The enemy’s attack against the house of Judah, and the house of David, from whom would come the Messiah who was to crush his head, unfolds in this chapter. For several generations Israel had departed from the Lord and not returned. The idolatry sunk to a new low when Omri, king of Israel, married his son and heir Ahab to Jezebel, the princess of the house of Tyre. The Sidonians and Tyreans were Canaanites (but the Greeks called them Phoenicians) who worshiped Baal and Ashtoreth, and practiced the extreme depravities of paganism then existing in the world.
Jehoshaphat had made an alliance with Ahab, the king of Israel, for which the LORD reproved him (2 Chron.19:2). In it, he betrothed his son and heir, Jehoram, to Ahab’s daughter Athaliah. It was likely Jehoshaphat was thinking that by it, he could unite the two kingdoms together under the house of David again. But God had a plan for reuniting the two kingdoms together under the house of David — a much greater, grander plan! And this was not it.

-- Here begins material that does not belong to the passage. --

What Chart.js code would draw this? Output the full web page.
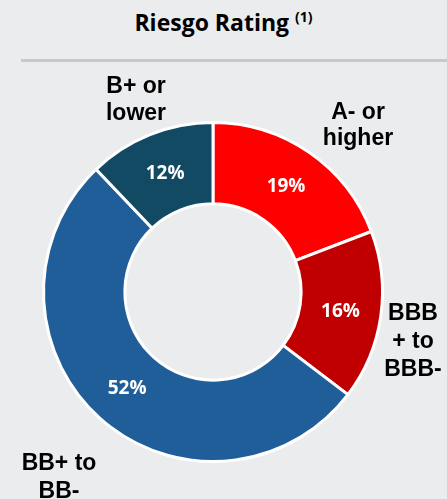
<!DOCTYPE html>
<html>
<head>
<meta charset="utf-8">
<script src="https://cdn.jsdelivr.net/npm/chart.js@4/dist/chart.umd.min.js"></script>
<style>
  html, body { margin: 0; padding: 0; background: #ebecee; width: 447px; height: 499px; overflow: hidden; }
  #title { position: absolute; left: 0; top: 6px; width: 447px; text-align: center;
           font-family: "Open Sans", sans-serif; font-weight: 700; font-size: 23px; color: #000; line-height: normal; }
  #title sup { font-size: 14px; }
  #rule { position: absolute; left: 21px; right: 0; top: 59px; height: 3px; background: #c6c9cf; }
  #c { position: absolute; left: 0; top: 0; }
</style>
</head>
<body>
<div id="title">Riesgo Rating <sup>(1)</sup></div>
<div id="rule"></div>
<canvas id="c" width="447" height="499"></canvas>
<script>
// Data
const categories = ["A- or higher", "BBB+ to BBB-", "BB+ to BB-", "B+ or lower"];
const categoryLines = [["A- or", "higher"], ["BBB", "+ to", "BBB-"], ["BB+ to", "BB-"], ["B+ or", "lower"]];
const shares = [19, 16, 52, 12];
const colors = ["#ff0000", "#c00000", "#1f5e99", "#134a63"];

// Offsets of outside label blocks from chart centre (x centre, first baseline, line height)
const labelPlacement = [
  { dx: 145, dy: -173, lh: 26 },
  { dx: 200, dy: 28, lh: 28 },
  { dx: -154, dy: 178, lh: 28 },
  { dx: -77, dy: -199, lh: 27 }
];

const labelPlugin = {
  id: 'labels',
  afterDatasetsDraw(chart) {
    const ctx = chart.ctx;
    const meta = chart.getDatasetMeta(0);
    ctx.save();
    meta.data.forEach((arc, i) => {
      const p = arc.tooltipPosition();
      ctx.font = '700 19px "Open Sans", sans-serif';
      ctx.fillStyle = '#ffffff';
      ctx.textAlign = 'center';
      ctx.textBaseline = 'middle';
      ctx.fillText(shares[i] + '%', p.x, p.y + 1);

      const pl = labelPlacement[i];
      ctx.font = '700 23px "Liberation Sans", Arial, sans-serif';
      ctx.fillStyle = '#000000';
      ctx.textBaseline = 'alphabetic';
      categoryLines[i].forEach((line, k) => {
        ctx.fillText(line, arc.x + pl.dx, arc.y + pl.dy + k * pl.lh);
      });
    });
    ctx.restore();
  }
};

new Chart(document.getElementById('c'), {
  type: 'doughnut',
  data: {
    labels: categories,
    datasets: [{
      data: shares,
      backgroundColor: colors,
      borderColor: '#ffffff',
      borderWidth: 3,
      hoverBorderWidth: 3,
      hoverOffset: 0
    }]
  },
  options: {
    responsive: false,
    animation: false,
    cutout: '52%',
    layout: { padding: { left: 42, right: 63, top: 121, bottom: 36 } },
    plugins: { legend: { display: false }, tooltip: { enabled: false }, title: { display: false } },
    events: []
  },
  plugins: [labelPlugin]
});
</script>
</body>
</html>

So Jehoram reigned in the place of his father, however, the righteous did not turn the heart of the wicked to righteousness, but the wicked turned the heart of the righteous to wickedness. Athaliah corrupted Jehoram (just as Solomon’s foreign wives had corrupted him) and he introduced all the evil of the house of Ahab into Judah. When he died, his son Ahaziah walked in his footsteps. Ahaziah was killed by Jehu according to the word of the LORD. Then his mother, the wicked Athaliah, proceeded to seize the throne of Judah also, and killed all Ahaziah’s young sons — her own grandchildren — in order to prevent any seed of the house of David from coming later to wrest the throne from her.
RELATE:
We never accomplish the will of the LORD by violating the word of the LORD! Jehoshaphat could not accomplish the reunification of the two kingdoms, as noble a cause as that is, by joining together the godly seed of his house with the ungodly seed of Ahab’s house. The result was a complete and utter failure: the seed of his house was completely destroyed, all but one little child, and a door opened for the enemy to work destruction and apostasy in Judah as he had been in Israel!

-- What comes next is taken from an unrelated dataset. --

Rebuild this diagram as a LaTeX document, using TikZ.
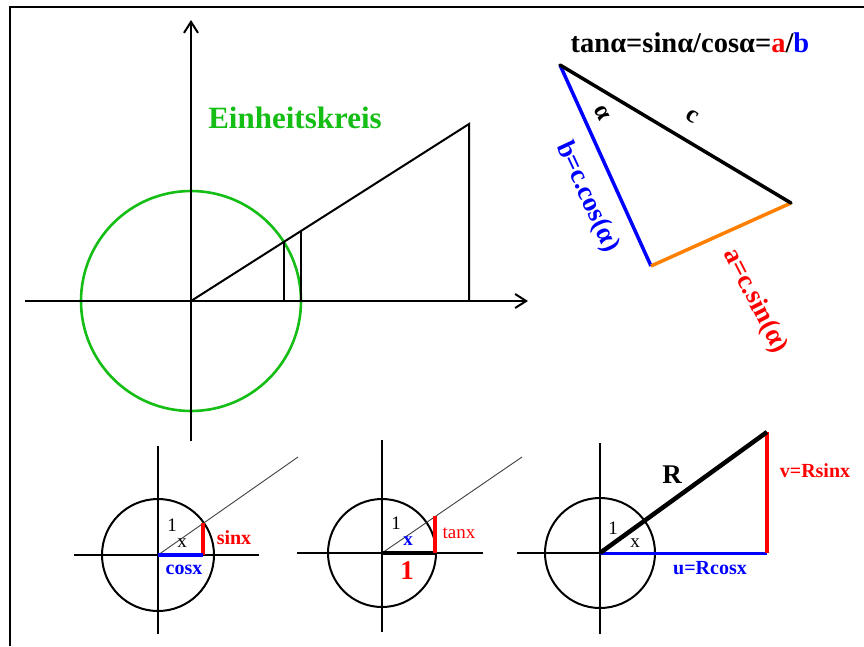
\documentclass[tikz,border=0pt]{standalone}
\usepackage{fontspec}
\setmainfont{Liberation Serif}
\usetikzlibrary{arrows.meta}
\definecolor{kgreen}{RGB}{20,190,20}
\definecolor{korange}{RGB}{255,128,0}
\definecolor{kred}{RGB}{255,0,0}
\definecolor{kblue}{RGB}{0,0,255}
\begin{document}
\begin{tikzpicture}[x=1pt,y=-1pt,
  axis/.style={line width=2pt,black},
  barb/.style={-{Straight Barb[length=11pt,width=14pt,line width=2pt]}},
  thin ray/.style={line width=0.9pt,black!75},
  lbl/.style={inner sep=0pt,font=\fontsize{20}{22}\selectfont\bfseries},
  num/.style={inner sep=0pt,font=\fontsize{19}{21}\selectfont},
  big/.style={inner sep=0pt,font=\fontsize{27}{30}\selectfont\bfseries}]
\useasboundingbox (0,0) rectangle (864,646);
% frame
\coordinate (fbl) at (10,646);
\coordinate (ftl) at (10,7);
\coordinate (ftr) at (864,7);
\draw[line width=2.5pt] (fbl) -- (ftl) -- (ftr);

% ---------- main unit circle diagram ----------
\coordinate (O) at (191,301);
\coordinate (xs) at (25,301);
\coordinate (xe) at (528,301);
\coordinate (ys) at (191,441);
\coordinate (ye) at (191,20);
\draw[kgreen,line width=2.6pt] (O) circle[radius=110];
\draw[axis,barb] (xs) -- (xe);
\draw[axis,barb] (ys) -- (ye);
\coordinate (T) at (469,124);
\coordinate (Tb) at (469,301);
\coordinate (P) at (284,242);
\coordinate (Pb) at (284,301);
\coordinate (Q) at (301,231);
\coordinate (Qb) at (301,301);
\draw[axis] (O) -- (T) -- (Tb);
\draw[axis] (P) -- (Pb);
\draw[axis] (Q) -- (Qb);
\node[big,text=kgreen,font=\fontsize{31}{33}\selectfont\bfseries] (ek) at (295,118) {Einheitskreis};

% ---------- triangle ----------
\node[big,font=\fontsize{28.5}{30}\selectfont\bfseries] (title) at (690,43) {tanα=sinα/cosα=\textcolor{kred}{a}/\textcolor{kblue}{b}};
\coordinate (A) at (560,65);
\coordinate (B) at (791,203);
\coordinate (C) at (651,266);
\draw[kblue,line width=3.5pt] (A) -- (C);
\draw[korange,line width=3.5pt] (C) -- (B);
\draw[black,line width=3.5pt,line cap=round] (A) -- (B);
\node[big,rotate=-62,font=\fontsize{25}{27}\selectfont\bfseries] (al) at (602,113) {α};
\node[big,rotate=-31,font=\fontsize{25}{27}\selectfont\bfseries] (cl) at (692,116) {c};
\node[big,rotate=-65,text=kblue,font=\fontsize{27}{29}\selectfont\bfseries] (bl) at (587,197) {b=c.cos(α)};
\node[big,rotate=-63,text=kred,font=\fontsize{27}{29}\selectfont\bfseries] (alb) at (755,301) {a=c.sin(α)};

% ---------- bottom circle 1 ----------
\coordinate (O1) at (158,555);
\coordinate (a1l) at (74,555);
\coordinate (a1r) at (259,555);
\coordinate (a1t) at (158,446);
\coordinate (a1b) at (158,634);
\coordinate (r1) at (298,457);
\coordinate (s1) at (203,523);
\coordinate (c1) at (203,555);
\draw[axis] (O1) circle[radius=56];
\draw[axis] (a1l) -- (a1r);
\draw[axis] (a1t) -- (a1b);
\draw[thin ray] (O1) -- (r1);
\draw[kred,line width=3.5pt] (s1) -- (c1);
\draw[kblue,line width=4pt] (O1) -- (c1);
\node[num] (one1) at (172,525) {1};
\node[num] (x1) at (182,543) {x};
\node[lbl,text=kred] (sinx) at (234,538) {sinx};
\node[lbl,text=kblue] (cosx) at (184,570) {cosx};

% ---------- bottom circle 2 ----------
\coordinate (O2) at (382,553);
\coordinate (a2l) at (297,553);
\coordinate (a2r) at (483,553);
\coordinate (a2t) at (382,440);
\coordinate (a2b) at (382,632);
\coordinate (r2) at (522,457);
\coordinate (t2) at (435,516);
\coordinate (c2) at (435,553);
\draw[axis] (O2) circle[radius=54];
\draw[axis] (a2l) -- (a2r);
\draw[axis] (a2t) -- (a2b);
\draw[thin ray] (O2) -- (r2);
\draw[black,line width=4pt] (O2) -- (c2);
\draw[kred,line width=3.5pt] (t2) -- (c2);
\node[num] (one2) at (396,523) {1};
\node[num,text=kblue,font=\fontsize{19}{21}\selectfont\bfseries] (x2) at (408,541) {x};
\node[lbl,text=kred,font=\fontsize{19}{21}\selectfont] (tanx) at (459,533) {tanx};
\node[big,text=kred] (one2r) at (407,571) {1};

% ---------- bottom circle 3 ----------
\coordinate (O3) at (600,553);
\coordinate (a3l) at (517,553);
\coordinate (a3t) at (600,443);
\coordinate (a3b) at (600,634);
\coordinate (R3) at (767,432);
\coordinate (U3) at (767,553);
\draw[axis] (O3) circle[radius=55];
\draw[axis] (a3l) -- (O3);
\draw[axis] (a3t) -- (a3b);
\draw[kblue,line width=3pt] (O3) -- (U3);
\draw[kred,line width=4pt] (R3) -- (U3);
\draw[black,line width=4.5pt] (O3) -- (R3);
\node[num] (one3) at (613,528) {1};
\node[num] (x3) at (635,543) {x};
\node[big] (Rl) at (672,475) {R};
\node[lbl,text=kred] (vl) at (815,471) {v=Rsinx};
\node[lbl,text=kblue] (ul) at (710,568) {u=Rcosx};
\end{tikzpicture}
\end{document}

But as we will see soon see in the successive chapters of 2 Chronicles that although things did indeed look bleak for Judah, with the house of David destroyed, and the worship of idols exalted, and the Law of the Lord forsaken, things were not so dark that God could not redeem. The enemy’s triumph would soon to be turned to defeat with the evil queen slain and Joash reigned for 40 years in the house of David.
REST:
We bask today in the light of that hope—a hope preserved for us by the story of what God did for Joash (2 Chronicles 23). God kept His promise to David in that his royal lineage was not wiped out. The devil did not succeed. David’s glorious Son Jesus was born into this world. He has died on the cross as our Savior; and God has raised Him from the dead to prove that He is completely satisfied with His sacrifice for us.